Below the locomotive address options is the switch for turning off the DC operation.  In the advance setting or Comprehensive Programmer the option is in the basic tab and there is often a tab dedicated to just Analog Control.

But what if you don’t have a computer connected to your programming track?  The option to turn the DC on and off is contained within the CV (Configuration Variable) settings: CV no 29 controls this.  But it also controls the locomotive direction, the speed step settings, Railcom Settings, Speed Curve Settings, long address option and sometimes more, depending on the decoder.  So to work out what number to set CV29 to there are several calculators available on-line to work it out.  This page on Digitax’s website has several CV calculators and the second one down is for CV29.

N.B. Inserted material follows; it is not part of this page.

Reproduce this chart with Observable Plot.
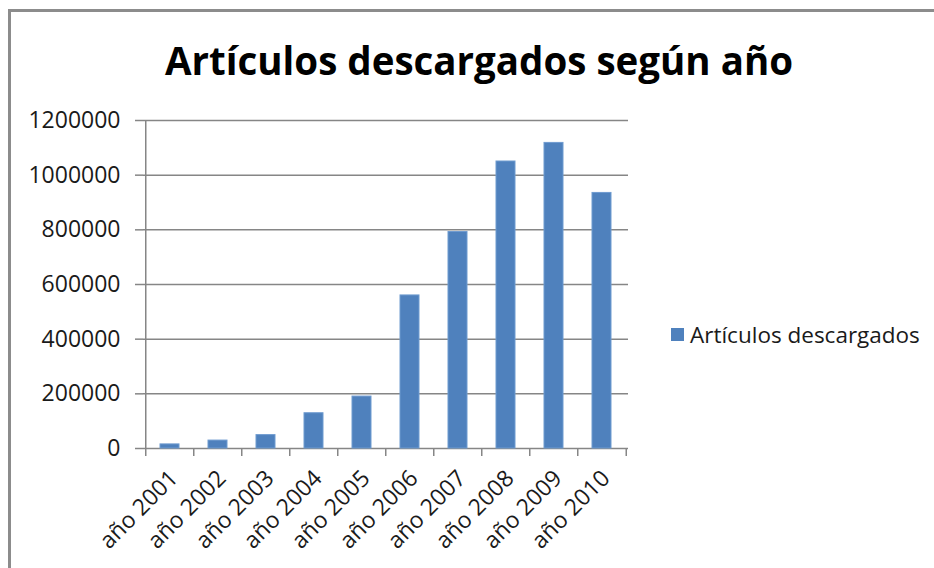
<!DOCTYPE html>
<html><head><meta charset="utf-8">
<script src="https://cdn.jsdelivr.net/npm/d3@7"></script>
<script src="https://cdn.jsdelivr.net/npm/@observablehq/plot@0.6"></script>
<style>
body{margin:0;background:#fff;}
#wrap{position:relative;width:934px;height:568px;overflow:hidden;font-family:"Open Sans",sans-serif;background:#fff;}
#frame{position:absolute;left:8px;top:9px;right:-10px;bottom:-10px;border-left:3px solid #8c8c8c;border-top:3px solid #8c8c8c;}
#title{position:absolute;left:0;width:958px;top:41px;line-height:38px;text-align:center;font-weight:700;font-size:38.5px;color:#000;white-space:nowrap;}
#chart{position:absolute;left:0;top:0;}
#legend{position:absolute;left:671px;top:323px;height:22px;display:flex;align-items:center;font-size:22.5px;color:#1a1a1a;white-space:nowrap;}
#legend .sw{width:13px;height:13px;background:#4f81bd;margin-right:6px;}
</style></head>
<body>
<div id="wrap">
  <div id="frame"></div>
  <div id="chart"></div>
  <div id="title">Artículos descargados según año</div>
  <div id="legend"><span class="sw"></span><span id="legtext"></span></div>
</div>
<script>
const years = ["año 2001","año 2002","año 2003","año 2004","año 2005","año 2006","año 2007","año 2008","año 2009","año 2010"];
const values = [15000, 29000, 49000, 129000, 190000, 560000, 792000, 1050000, 1118000, 935000];
const yTicks = [0, 200000, 400000, 600000, 800000, 1000000, 1200000];
const seriesName = "Artículos descargados";

document.getElementById("legtext").textContent = seriesName;

const data = years.map((year, i) => ({year, value: values[i]}));
const W = 640, H = 568, ML = 143, MR = W - 628, MT = 120, MB = H - 448;
const step = (W - ML - MR) / years.length;
const grid = "#868686";

const chart = Plot.plot({
  width: W, height: H,
  marginLeft: ML, marginRight: MR, marginTop: MT, marginBottom: MB,
  style: {fontFamily: "Open Sans", fontSize: "22px", color: "#1a1a1a", background: "transparent", overflow: "visible"},
  x: {domain: years, paddingInner: 0.6, paddingOuter: 0.3, axis: null},
  y: {domain: [0, 1200000], axis: null},
  marks: [
    Plot.ruleY(yTicks, {stroke: grid, strokeWidth: 1.5}),
    Plot.ruleX([years[0]], {x: d => d, dx: -step / 2, stroke: grid, strokeWidth: 1.5}),
    Plot.barY(data, {x: "year", y: "value", fill: "#4f81bd", stroke: "#6f9bd0", strokeWidth: 1}),
    Plot.axisY(yTicks, {label: null, tickSize: 8, tickPadding: 15, tickFormat: d => String(d), stroke: grid, strokeWidth: 1.5, fontSize: 23, fill: "#1a1a1a"}),
    Plot.axisX(years, {label: null, tickSize: 8, dx: -step / 2, tickFormat: () => "", stroke: grid, strokeWidth: 1.5}),
    Plot.axisX([years[years.length - 1]], {label: null, tickSize: 8, dx: step / 2, tickFormat: () => "", stroke: grid, strokeWidth: 1.5}),
    Plot.axisX(years, {label: null, tickSize: 0, tickRotate: -45, tickPadding: 26, dx: 4, fontSize: 23, fill: "#1a1a1a"})
  ]
});
document.getElementById("chart").appendChild(chart);
</script>
</body></html>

If you are programing this CV change on an existing locomotive in your collection, rather than a brand new install, it’s a good idea to read CV29 first and see what the value is.  Then replicate this value in the calculator before making the change.  That way you won’t be changing something you don’t want to.

The 2mm Scale Association also has a good calculator here.

Some of the more expensive decoders are smart enough not to suffer from this but I tend to always turn DC off on them all, just to be safe.  Plus if you intend to install any Stay Alive systems to your locomotives you will need to turn it off anyway as a Stay Alive delivers DC power only and it could confuse the decoder again.

With all your locomotives set this way you should have a rocket free layout!